So, I understand that actress Anne Hathaway has a bone to pick with the President-Elect: "I expect him to explain that choice of Rick Warren...I don't get it. All my friends and I were trying to figure it out, but we just can't." Bully for her! And that's coming from someone who's professed a significant amount of admiration for Obama. I ended up sitting behind Hathaway at Invesco Field during the Democratic National Convention, and can attest to the fact that her enthusiasm for Obama back then was significant. (Also, she's very considerate: Hathaway hooked up a famished conventiongoer in my row with a hot dog after they locked down the stadium.)
Lest you think I'm some sort of starboinker, rest assured that I was much more excited to be seated near Missouri Senator Claire McCaskill, a fact that probably says a lot of things about me, most of them troubling.
What If All Media Were As Exacting As Blogs: Hey! Remember when Senator Mitch McConnell suggested that the middle class could benefit from cutting the income tax rate from 25% to 15%? As it turns out, that's totally true! That is, so long as by "middle class" you mean "staggeringly wealthy people."
Inaugurapocalypse Update: Apparently, the "Sober Ride" taxi service that offers DC residents and guests free transportation home from area bars, will not be available on Inauguration Day. That actually makes sense, since all the bridges will closed, there will be gridlock everywhere, and the roads will be filled with horrible charter buses, forever. So, basically, those of you who come to Washington, DC for the event will spend the night stumbling around the city streets in a drunken daze, like you were Christopher Hitchens or something.
Update Your Bookmarks: If you are still using bookmarks, that is. Eric Alterman's Altercation blog has been relaunched on the Nation's website.

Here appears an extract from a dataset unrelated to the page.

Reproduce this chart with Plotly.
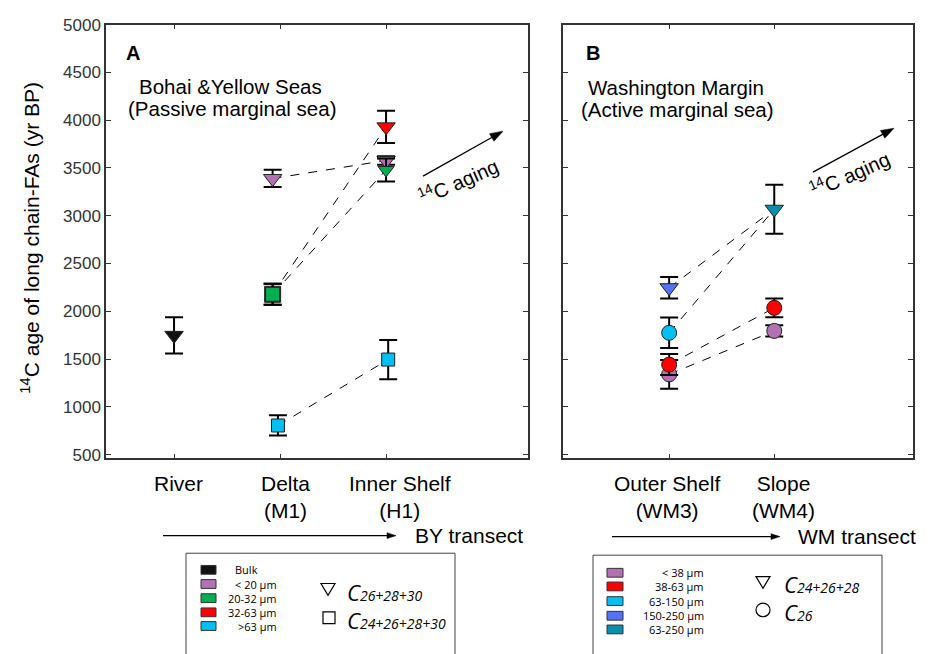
import math
import plotly.graph_objects as go

# ---------------- data ----------------
# Panel A: Bohai & Yellow Seas transect
by_site_labels = ["River", "Delta<br>(M1)", "Inner Shelf<br>(H1)"]
by_site_pos = [1, 2, 3]

bulk_x = [1.0]
bulk_age = [1748]
bulk_err = [190]

by_lt20_x = [1.93, 3.0]
by_lt20_age = [3390, 3578]
by_lt20_err = [90, 45]
by_lt20_sym = ["triangle-down", "triangle-down"]

by_32_63_x = [1.93, 3.0]
by_32_63_age = [2178, 3930]
by_32_63_err = [110, 170]
by_32_63_sym = ["square", "triangle-down"]

by_20_32_x = [1.93, 3.0]
by_20_32_age = [2178, 3479]
by_20_32_err = [110, 120]
by_20_32_sym = ["square", "triangle-down"]

by_gt63_x = [1.98, 3.02]
by_gt63_age = [805, 1495]
by_gt63_err = [106, 205]
by_gt63_sym = ["square", "square"]

# Panel B: Washington Margin transect
wm_site_labels = ["Outer Shelf<br>(WM3)", "Slope<br>(WM4)"]
wm_site_pos = [1, 2]

wm_lt38_x = [1.0, 2.0]
wm_lt38_age = [1340, 1795]
wm_lt38_err = [150, 60]

wm_38_63_x = [1.0, 2.0]
wm_38_63_age = [1442, 2036]
wm_38_63_err = [110, 98]

wm_63_150_x = [1.0]
wm_63_150_age = [1775]
wm_63_150_err = [160]

wm_150_250_x = [1.0]
wm_150_250_age = [2247]
wm_150_250_err = [113]

wm_63_250_x = [2.0]
wm_63_250_age = [3068]
wm_63_250_err = [257]

y_ticks = [500, 1000, 1500, 2000, 2500, 3000, 3500, 4000, 4500, 5000]

by_legend_labels = ["Bulk", "< 20 µm", "20-32 µm", "32-63 µm", ">63 µm"]
wm_legend_labels = ["< 38 µm", "38-63 µm", "63-150 µm", "150-250 µm", "63-250 µm"]

# ---------------- style ----------------
W, H = 929, 654
BULK = "#111111"
PURPLE = "#b271b2"
GREEN = "#00b050"
RED = "#ff0000"
CYAN = "#00bff3"
BLUE = "#5472f2"
TEAL = "#0a8eab"
FRAME = "#333333"
SANS = "Liberation Sans, Arial, Helvetica, sans-serif"
LEG = "Open Sans, sans-serif"


def px(x):
    return x / W


def py(y):
    return 1 - y / H


fig = go.Figure()


def link(xs, ys, ax):
    fig.add_trace(go.Scatter(x=xs, y=ys, mode="lines", xaxis=ax[0], yaxis=ax[1],
                             line=dict(color="black", width=1, dash="dash"),
                             hoverinfo="skip", showlegend=False))


def pts(xs, ys, errs, color, symbols, size, ax, name):
    fig.add_trace(go.Scatter(
        x=xs, y=ys, mode="markers", name=name, xaxis=ax[0], yaxis=ax[1],
        marker=dict(symbol=symbols, size=size, color=color,
                    line=dict(color="#222222", width=1)),
        error_y=dict(type="data", array=errs, color="black", thickness=2, width=9),
        showlegend=False))


A = ("x", "y")
B = ("x2", "y2")

# connecting dashed lines, panel A
link(by_lt20_x, by_lt20_age, A)
link(by_32_63_x, by_32_63_age, A)
link(by_20_32_x, by_20_32_age, A)
link(by_gt63_x, by_gt63_age, A)

# markers, panel A
pts(bulk_x, bulk_age, bulk_err, BULK, "triangle-down", 16, A, "Bulk")
pts(by_lt20_x, by_lt20_age, by_lt20_err, PURPLE, by_lt20_sym, 16, A, "< 20 µm")
pts(by_32_63_x, by_32_63_age, by_32_63_err, RED, by_32_63_sym, 16, A, "32-63 µm")
pts(by_20_32_x, by_20_32_age, by_20_32_err, GREEN, by_20_32_sym, 14, A, "20-32 µm")
pts(by_gt63_x, by_gt63_age, by_gt63_err, CYAN, by_gt63_sym, 13, A, ">63 µm")

# connecting dashed lines, panel B
link(wm_lt38_x, wm_lt38_age, B)
link(wm_38_63_x, wm_38_63_age, B)
link([wm_150_250_x[0], wm_63_250_x[0]], [wm_150_250_age[0], wm_63_250_age[0]], B)
link([wm_63_150_x[0], wm_63_250_x[0]], [wm_63_150_age[0], wm_63_250_age[0]], B)

# markers, panel B
pts(wm_lt38_x, wm_lt38_age, wm_lt38_err, PURPLE, "circle", 15, B, "< 38 µm")
pts(wm_38_63_x, wm_38_63_age, wm_38_63_err, RED, "circle", 15, B, "38-63 µm")
pts(wm_63_150_x, wm_63_150_age, wm_63_150_err, CYAN, "circle", 15, B, "63-150 µm")
pts(wm_150_250_x, wm_150_250_age, wm_150_250_err, BLUE, "triangle-down", 16, B, "150-250 µm")
pts(wm_63_250_x, wm_63_250_age, wm_63_250_err, TEAL, "triangle-down", 16, B, "63-250 µm")

axis_common = dict(showgrid=False, zeroline=False, showline=True, linecolor=FRAME,
                   linewidth=1.5, mirror="ticks", ticks="inside", ticklen=5,
                   tickcolor=FRAME, tickwidth=1.2)

fig.update_layout(
    width=W, height=H, margin=dict(l=0, r=0, t=0, b=0), autosize=False,
    paper_bgcolor="white", plot_bgcolor="white",
    font=dict(family=SANS, color="black"),
    xaxis=dict(domain=[px(106), px(528)], range=[0.358, 4.339], tickvals=by_site_pos,
               showticklabels=False, anchor="y", **axis_common),
    yaxis=dict(domain=[py(460), py(16)], range=[460, 5000], tickvals=y_ticks,
               tickfont=dict(size=17, color="#333333", family=SANS), anchor="x",
               **axis_common),
    xaxis2=dict(domain=[px(563), px(913)], range=[-0.01, 3.32], tickvals=wm_site_pos,
                showticklabels=False, anchor="y2", **axis_common),
    yaxis2=dict(domain=[py(460), py(16)], range=[460, 5000], tickvals=y_ticks,
                showticklabels=False, anchor="x2", **axis_common),
)

ann = []
shapes = []


def text(x, y, s, size, xanchor="center", yanchor="middle", family=SANS, angle=0, color="black"):
    ann.append(dict(x=px(x), y=py(y), xref="paper", yref="paper", text=s, showarrow=False,
                    xanchor=xanchor, yanchor=yanchor, textangle=angle, borderpad=0,
                    font=dict(size=size, family=family, color=color)))


def arrow(x0, y0, x1, y1, hl, hw, lw):
    L = math.hypot(x1 - x0, y1 - y0)
    dx, dy = (x1 - x0) / L, (y1 - y0) / L
    bx, by = x1 - dx * hl, y1 - dy * hl
    nx, ny = -dy, dx
    shapes.append(dict(type="line", xref="paper", yref="paper", x0=px(x0), y0=py(y0),
                       x1=px(bx + dx), y1=py(by + dy), line=dict(color="black", width=lw)))
    p = "M {:.5f} {:.5f} L {:.5f} {:.5f} L {:.5f} {:.5f} Z".format(
        px(x1), py(y1), px(bx + nx * hw / 2), py(by + ny * hw / 2),
        px(bx - nx * hw / 2), py(by - ny * hw / 2))
    shapes.append(dict(type="path", xref="paper", yref="paper", path=p,
                       fillcolor="black", line=dict(color="black", width=0.5)))


# y-axis title
text(30, 234, "<sup>14</sup>C age of long chain-FAs (yr BP)", 21, angle=-90)

# panel labels and titles
text(133, 45, "<b>A</b>", 20)
text(593, 45, "<b>B</b>", 20)
text(230, 79, "Bohai &Yellow Seas", 20.5)
text(232, 102, "(Passive marginal sea)", 20.5)
text(676, 80, "Washington Margin", 20.5)
text(677, 103, "(Active marginal sea)", 20.5)

# 14C aging arrows
arrow(423, 171, 503, 125, 13, 9, 1.3)
arrow(813, 167, 894, 122, 13, 9, 1.3)
text(458, 176, "<sup>14</sup>C aging", 20, angle=-24)
text(849, 168, "<sup>14</sup>C aging", 20, angle=-24)

# category labels (in data coordinates)
for lab, xpos, shift in zip(by_site_labels, by_site_pos, [4, 5, 14]):
    ann.append(dict(x=xpos, y=py(472), xref="x", yref="paper", text=lab, showarrow=False,
                    xanchor="center", yanchor="top", xshift=shift, align="center",
                    font=dict(size=21, family=SANS)))
for lab, xpos, shift in zip(wm_site_labels, wm_site_pos, [-2, 9]):
    ann.append(dict(x=xpos, y=py(472), xref="x2", yref="paper", text=lab, showarrow=False,
                    xanchor="center", yanchor="top", xshift=shift, align="center",
                    font=dict(size=21, family=SANS)))

# transect arrows
arrow(163, 539, 396, 539, 9, 6, 1.2)
text(414, 539, "BY transect", 21, xanchor="left")
arrow(612, 540, 780, 540, 9, 6, 1.2)
text(797, 540, "WM transect", 21, xanchor="left")

# legend boxes
shapes.append(dict(type="rect", xref="paper", yref="paper", x0=px(186), x1=px(455),
                   y0=py(662), y1=py(557), line=dict(color="#444444", width=1)))
shapes.append(dict(type="rect", xref="paper", yref="paper", x0=px(593), x1=px(882),
                   y0=py(662), y1=py(559), line=dict(color="#444444", width=1)))

by_leg_colors = [BULK, PURPLE, GREEN, RED, CYAN]
by_leg_rows = [574, 588.5, 603, 617.5, 631.5]
for i, (lab, col, ry) in enumerate(zip(by_legend_labels, by_leg_colors, by_leg_rows)):
    shapes.append(dict(type="rect", xref="paper", yref="paper", x0=px(201), x1=px(216),
                       y0=py(ry + 4.5), y1=py(ry - 4.5), fillcolor=col,
                       line=dict(color="#333333", width=1)))
    if i == 0:
        text(246, ry, lab, 11, family=LEG)
    else:
        text(278, ry, lab, 11, xanchor="right", family=LEG)

wm_leg_colors = [PURPLE, RED, CYAN, BLUE, TEAL]
wm_leg_rows = [577, 591, 606, 621, 635]
for lab, col, ry in zip(wm_legend_labels, wm_leg_colors, wm_leg_rows):
    shapes.append(dict(type="rect", xref="paper", yref="paper", x0=px(607), x1=px(623),
                       y0=py(ry + 4.5), y1=py(ry - 4.5), fillcolor=col,
                       line=dict(color="#333333", width=1)))
    text(705, ry, lab, 11, xanchor="right", family=LEG)


def tri(cx, cy):
    p = "M {:.5f} {:.5f} L {:.5f} {:.5f} L {:.5f} {:.5f} Z".format(
        px(cx - 7), py(cy - 6), px(cx + 7), py(cy - 6), px(cx), py(cy + 6))
    shapes.append(dict(type="path", xref="paper", yref="paper", path=p,
                       line=dict(color="black", width=1.2)))


tri(328, 594)
shapes.append(dict(type="rect", xref="paper", yref="paper", x0=px(323), x1=px(335),
                   y0=py(629), y1=py(617), line=dict(color="black", width=1.2)))
tri(763, 587)
shapes.append(dict(type="circle", xref="paper", yref="paper", x0=px(756), x1=px(770),
                   y0=py(622), y1=py(608), line=dict(color="black", width=1.2)))

sub = "<i>C<span style='font-size:14px'>{}</span></i>"
text(346, 597, sub.format("26+28+30"), 22, xanchor="left", family=LEG)
text(346, 625, sub.format("24+26+28+30"), 22, xanchor="left", family=LEG)
text(783, 589, sub.format("24+26+28"), 22, xanchor="left", family=LEG)
text(783, 617, sub.format("26"), 22, xanchor="left", family=LEG)

fig.update_layout(annotations=ann, shapes=shapes)

fig.write_html("out.html", config={"displayModeBar": False},
               post_script="document.body.style.margin='0';document.body.style.overflow='hidden';")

Those Who Remain Will Be Crippled With Survivors' Guilt: Layoffs reached a historic high-water mark in 2007, with the media taking it on the chin in extraordinary fashion: "Corporate America last year laid off the highest number of employees since 2003, while the media industry pink-slipped people at the highest rate since 2001."
History Reaches It's Anti-Climax: Here's your video of Dick Cheney - or as Chris Matthews calls him, bafflingly, "Dick CHEE-NEE" - officially making Barack Obama the President of the Electoral College, despite an attempt by Bobby Rush to give the seat Roland Burris.